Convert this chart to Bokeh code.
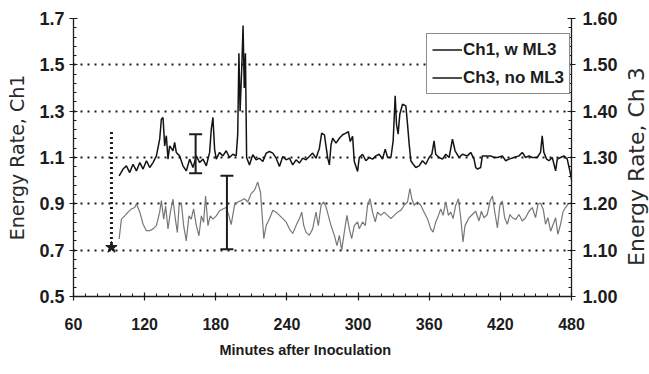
import math
from bokeh.plotting import figure
from bokeh.layouts import row
from bokeh.models import (Range1d, LinearAxis, FixedTicker, PrintfTickFormatter,
                          Legend, LegendItem, Title)
from bokeh.core.properties import value
from bokeh.embed import file_html
from bokeh.resources import INLINE

# ---------------- data ----------------
x_ticks = [60, 120, 180, 240, 300, 360, 420, 480]
y_left_ticks = [0.5, 0.7, 0.9, 1.1, 1.3, 1.5, 1.7]
y_right_ticks = [1.0, 1.1, 1.2, 1.3, 1.4, 1.5, 1.6]

ch1_min = [98.5, 101.8, 104.6, 107.4, 110.2, 113.1, 115.9, 118.7, 121.5, 124.3,
           127.1, 129.9, 132.7, 134.1, 135.5, 136.9, 138.3, 139.7, 141.1, 143.9,
           145.3, 146.7, 149.5, 152.3, 155.1, 158.0, 160.8, 163.6, 166.4, 169.2,
           172.0, 174.8, 176.2, 177.6, 179.0, 180.4, 183.2, 186.0, 188.8, 191.6,
           194.4, 197.2, 198.5, 199.5, 200.5, 202.0, 203.0, 204.0, 205.0, 206.0,
           208.4, 211.2, 214.0, 216.8, 219.7, 222.5, 225.3, 228.1, 230.9, 233.7,
           236.5, 239.3, 242.1, 244.9, 247.7, 250.5, 253.3, 256.1, 258.9, 261.7,
           264.5, 267.4, 269.3, 271.6, 274.4, 275.8, 277.2, 278.6, 281.4, 284.2,
           287.0, 289.8, 291.8, 293.4, 295.4, 296.8, 299.6, 301.0, 303.8, 306.6,
           309.4, 312.2, 315.0, 317.8, 320.6, 322.9, 324.9, 327.7, 329.6, 331.3,
           332.4, 333.8, 335.2, 337.5, 340.3, 341.7, 343.1, 344.5, 346.5, 348.7,
           351.5, 354.3, 357.1, 359.9, 362.2, 364.1, 365.5, 368.3, 371.2, 374.0,
           376.8, 379.6, 381.8, 385.2, 388.0, 392.2, 395.0, 397.8, 399.2, 400.6,
           403.4, 404.8, 407.6, 411.9, 414.7, 417.5, 421.7, 424.5, 427.3, 431.5,
           435.7, 438.5, 441.3, 444.1, 446.9, 451.1, 453.9, 455.3, 456.7, 459.0,
           461.0, 463.8, 466.6, 468.0, 470.8, 473.6, 476.4, 478.6, 480.0]
ch1_val = [1.021, 1.050, 1.064, 1.035, 1.071, 1.042, 1.078, 1.050, 1.086, 1.057,
           1.078, 1.107, 1.179, 1.265, 1.273, 1.150, 1.194, 1.093, 1.150, 1.129,
           1.165, 1.122, 1.107, 1.064, 1.042, 1.093, 1.057, 1.107, 1.078, 1.093,
           1.064, 1.122, 1.222, 1.273, 1.136, 1.093, 1.122, 1.107, 1.129, 1.100,
           1.114, 1.107, 1.200, 1.550, 1.300, 1.500, 1.670, 1.400, 1.550, 1.100,
           1.068, 1.112, 1.090, 1.097, 1.083, 1.119, 1.126, 1.119, 1.097, 1.061,
           1.104, 1.090, 1.097, 1.068, 1.090, 1.076, 1.097, 1.090, 1.104, 1.119,
           1.097, 1.140, 1.205, 1.198, 1.097, 1.068, 1.155, 1.183, 1.162, 1.183,
           1.198, 1.205, 1.212, 1.169, 1.191, 1.083, 1.040, 1.100, 1.114, 1.086,
           1.100, 1.093, 1.107, 1.114, 1.093, 1.136, 1.100, 1.100, 1.172, 1.366,
           1.244, 1.201, 1.287, 1.330, 1.323, 1.244, 1.158, 1.086, 1.071, 1.057,
           1.064, 1.086, 1.071, 1.100, 1.114, 1.172, 1.114, 1.100, 1.093, 1.114,
           1.100, 1.179, 1.129, 1.100, 1.114, 1.107, 1.122, 1.093, 1.057, 1.050,
           1.057, 1.107, 1.107, 1.107, 1.100, 1.100, 1.107, 1.086, 1.093, 1.100,
           1.107, 1.122, 1.100, 1.107, 1.100, 1.100, 1.122, 1.194, 1.122, 1.093,
           1.086, 1.100, 1.042, 1.093, 1.100, 1.107, 1.093, 1.042, 1.006]

ch3_min = [98.5, 100.4, 103.2, 106.0, 108.8, 111.6, 113.1, 115.9, 118.7, 121.5,
           124.3, 127.1, 129.9, 132.7, 134.1, 136.1, 137.7, 139.7, 141.7, 143.9,
           145.9, 147.6, 149.0, 150.9, 152.9, 155.1, 157.4, 159.3, 161.3, 163.6,
           165.8, 167.8, 169.7, 171.4, 173.4, 175.3, 177.6, 180.4, 183.2, 186.0,
           188.8, 191.0, 193.0, 195.8, 198.6, 201.4, 204.2, 207.0, 209.8, 212.6,
           215.4, 217.7, 219.1, 220.5, 222.5, 225.3, 228.1, 230.9, 233.7, 236.5,
           239.3, 242.1, 244.9, 247.7, 250.5, 252.5, 254.2, 256.1, 258.9, 261.7,
           264.5, 266.5, 268.8, 271.0, 273.0, 274.9, 277.2, 280.0, 282.2, 284.2,
           286.2, 288.4, 290.6, 292.6, 294.6, 296.8, 299.6, 301.0, 303.8, 306.1,
           308.0, 310.0, 312.2, 314.5, 316.4, 319.2, 322.0, 324.9, 327.7, 330.5,
           333.3, 336.1, 338.9, 341.7, 343.7, 345.3, 347.3, 350.1, 352.9, 355.7,
           358.5, 361.3, 363.3, 365.5, 367.8, 369.7, 371.7, 374.0, 376.2, 378.2,
           380.1, 382.4, 384.6, 386.6, 388.5, 390.2, 393.6, 396.4, 399.2, 402.0,
           404.0, 406.2, 409.0, 411.3, 413.3, 415.2, 417.5, 419.7, 421.7, 423.6,
           425.9, 428.1, 430.1, 432.9, 435.7, 438.5, 441.3, 444.1, 446.9, 449.7,
           451.7, 453.9, 456.2, 458.1, 460.1, 462.4, 464.6, 466.6, 468.5, 470.8,
           473.0, 475.0, 476.9, 479.2]
ch3_val = [1.124, 1.167, 1.174, 1.182, 1.189, 1.192, 1.200, 1.182, 1.156, 1.142,
           1.142, 1.146, 1.153, 1.182, 1.207, 1.167, 1.195, 1.146, 1.182, 1.210,
           1.167, 1.138, 1.195, 1.203, 1.153, 1.120, 1.174, 1.167, 1.189, 1.153,
           1.131, 1.174, 1.160, 1.217, 1.153, 1.174, 1.167, 1.174, 1.185, 1.189,
           1.192, 1.175, 1.155, 1.197, 1.204, 1.207, 1.211, 1.204, 1.222, 1.229,
           1.247, 1.225, 1.175, 1.125, 1.153, 1.168, 1.186, 1.182, 1.175, 1.168,
           1.161, 1.146, 1.136, 1.153, 1.168, 1.182, 1.153, 1.139, 1.132, 1.146,
           1.182, 1.153, 1.197, 1.204, 1.193, 1.175, 1.153, 1.132, 1.110, 1.132,
           1.100, 1.139, 1.175, 1.146, 1.125, 1.153, 1.161, 1.146, 1.161, 1.153,
           1.197, 1.211, 1.182, 1.161, 1.182, 1.175, 1.182, 1.175, 1.168, 1.175,
           1.182, 1.186, 1.197, 1.204, 1.233, 1.211, 1.197, 1.204, 1.197, 1.182,
           1.168, 1.146, 1.139, 1.161, 1.175, 1.189, 1.175, 1.204, 1.175, 1.182,
           1.168, 1.197, 1.211, 1.170, 1.118, 1.153, 1.170, 1.177, 1.184, 1.163,
           1.184, 1.170, 1.177, 1.206, 1.217, 1.184, 1.148, 1.199, 1.206, 1.170,
           1.156, 1.177, 1.170, 1.166, 1.177, 1.163, 1.170, 1.184, 1.192, 1.170,
           1.199, 1.202, 1.188, 1.156, 1.170, 1.141, 1.156, 1.170, 1.134, 1.156,
           1.184, 1.192, 1.199, 1.202]

# error bars (left axis units)
bar_x = [163.0, 189.4]
bar_lo = [1.032, 0.704]
bar_hi = [1.200, 1.021]

# dotted arrow at start of record
arrow_x = [92.0, 92.0]
arrow_y = [1.21, 0.73]
arrow_tip_y = [0.712]

legend_labels = ["Ch1, w ML3", "Ch3, no ML3"]
right_title = ["Energy Rate, Ch 3"]

# ---------------- figure ----------------
INK = "#1c1c1c"
p = figure(width=620, height=368, output_backend="svg", toolbar_location=None,
           x_range=Range1d(60, 480), y_range=Range1d(0.5, 1.7),
           min_border_left=73, min_border_right=48, min_border_top=18,
           min_border_bottom=72)
p.extra_y_ranges = {"ch3": Range1d(1.0, 1.6)}
p.outline_line_color = None
p.background_fill_color = "white"
p.border_fill_color = "white"

minor_x = list(range(60, 481, 10))
minor_yl = [round(0.5 + 0.04 * i, 2) for i in range(31)]
minor_yr = [round(1.0 + 0.02 * i, 2) for i in range(31)]


def style_axis(ax, size):
    ax.axis_line_color = INK
    ax.axis_line_width = 1.3
    ax.major_tick_line_color = INK
    ax.minor_tick_line_color = INK
    ax.major_tick_line_width = 1.2
    ax.minor_tick_line_width = 1.0
    ax.major_tick_in = 4
    ax.major_tick_out = 4
    ax.minor_tick_in = 3
    ax.minor_tick_out = 0
    ax.major_label_text_font = "Liberation Sans"
    ax.major_label_text_font_style = "bold"
    ax.major_label_text_font_size = size
    ax.major_label_text_color = INK
    ax.axis_label_text_font = "DejaVu Sans"
    ax.axis_label_text_font_style = "normal"
    ax.axis_label_text_color = "#2a2a2a"


p.xaxis.ticker = FixedTicker(ticks=x_ticks, minor_ticks=minor_x)
style_axis(p.xaxis[0], "16px")
p.xaxis.major_label_standoff = 17

p.yaxis.ticker = FixedTicker(ticks=y_left_ticks, minor_ticks=minor_yl)
p.yaxis.formatter = PrintfTickFormatter(format="%.1f")
style_axis(p.yaxis[0], "18px")
p.yaxis.major_label_standoff = 5
p.yaxis.axis_label = "Energy Rate, Ch1"
p.yaxis.axis_label_text_font_size = "19px"
p.yaxis.axis_label_standoff = 8

rax = LinearAxis(y_range_name="ch3",
                 ticker=FixedTicker(ticks=y_right_ticks, minor_ticks=minor_yr),
                 formatter=PrintfTickFormatter(format="%.2f"))
style_axis(rax, "18px")
rax.major_label_standoff = 7
p.add_layout(rax, "right")

p.add_layout(Title(text="Minutes after Inoculation", align="left", offset=146,
                   text_font="Liberation Sans", text_font_style="bold",
                   text_font_size="14.5px", text_color=INK, standoff=15), "below")

p.xgrid.visible = False
p.ygrid.ticker = FixedTicker(ticks=[0.7, 0.9, 1.1, 1.3, 1.5, 1.7])
p.ygrid.grid_line_color = INK
p.ygrid.grid_line_width = 1.8
p.ygrid.grid_line_dash = "2 5"

# series
r3 = p.line(ch3_min, ch3_val, y_range_name="ch3", line_color="#777777",
            line_width=1.2)
r1 = p.line(ch1_min, ch1_val, line_color="#141414", line_width=1.5)

# annotations
p.line(arrow_x, arrow_y, line_color=INK, line_width=3, line_dash="2 3")
p.scatter(arrow_x[:1], arrow_tip_y, marker="star", size=12, color=INK)
p.segment(x0=bar_x, y0=bar_lo, x1=bar_x, y1=bar_hi, line_color=INK, line_width=2)
p.scatter(bar_x + bar_x, bar_lo + bar_hi, marker="dash", size=13,
          line_color=INK, line_width=2)

# legend (both samples black); second sample uses an off-range dummy line
d3 = p.line([0, 1], [0, 0], line_color="#141414", line_width=1.5)
legend = Legend(items=[LegendItem(label=legend_labels[0], renderers=[r1]),
                       LegendItem(label=legend_labels[1], renderers=[d3])],
                location=(353, 202))
legend.border_line_color = INK
legend.border_line_width = 1.2
legend.background_fill_color = "white"
legend.background_fill_alpha = 1.0
legend.label_text_font = "Liberation Sans"
legend.label_text_font_style = "bold"
legend.label_text_font_size = "17px"
legend.label_text_color = INK
legend.glyph_width = 30
legend.glyph_height = 21
legend.label_height = 21
legend.label_standoff = 1
legend.padding = 5
legend.spacing = 7
legend.margin = 0
p.add_layout(legend)

# narrow side panel holding the right-hand axis title (reads bottom to top)
p2 = figure(width=30, height=368, output_backend="svg", toolbar_location=None,
            x_range=Range1d(0, 30), y_range=Range1d(0, 368),
            x_axis_location=None, y_axis_location=None,
            min_border_left=0, min_border_right=0, min_border_top=0,
            min_border_bottom=0)
p2.outline_line_color = None
p2.grid.visible = False
p2.background_fill_color = "white"
p2.border_fill_color = "white"
p2.text(x=[16], y=[172], text=right_title, angle=math.pi / 2,
        text_align="center", text_baseline="middle",
        text_font=value("DejaVu Sans"), text_font_size="22px",
        text_color="#2a2a2a")

layout = row(p, p2, spacing=0)
open("out.html", "w").write(file_html(layout, INLINE))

========

### What you are asked to do
Give again, word for word, every line from the top of the data through the line with "from bokeh.resources import INLINE", both ends included, and exclude the pictures.

### Solution to this problem
Convert this chart to Bokeh code.
import math
from bokeh.plotting import figure
from bokeh.layouts import row
from bokeh.models import (Range1d, LinearAxis, FixedTicker, PrintfTickFormatter,
                          Legend, LegendItem, Title)
from bokeh.core.properties import value
from bokeh.embed import file_html
from bokeh.resources import INLINE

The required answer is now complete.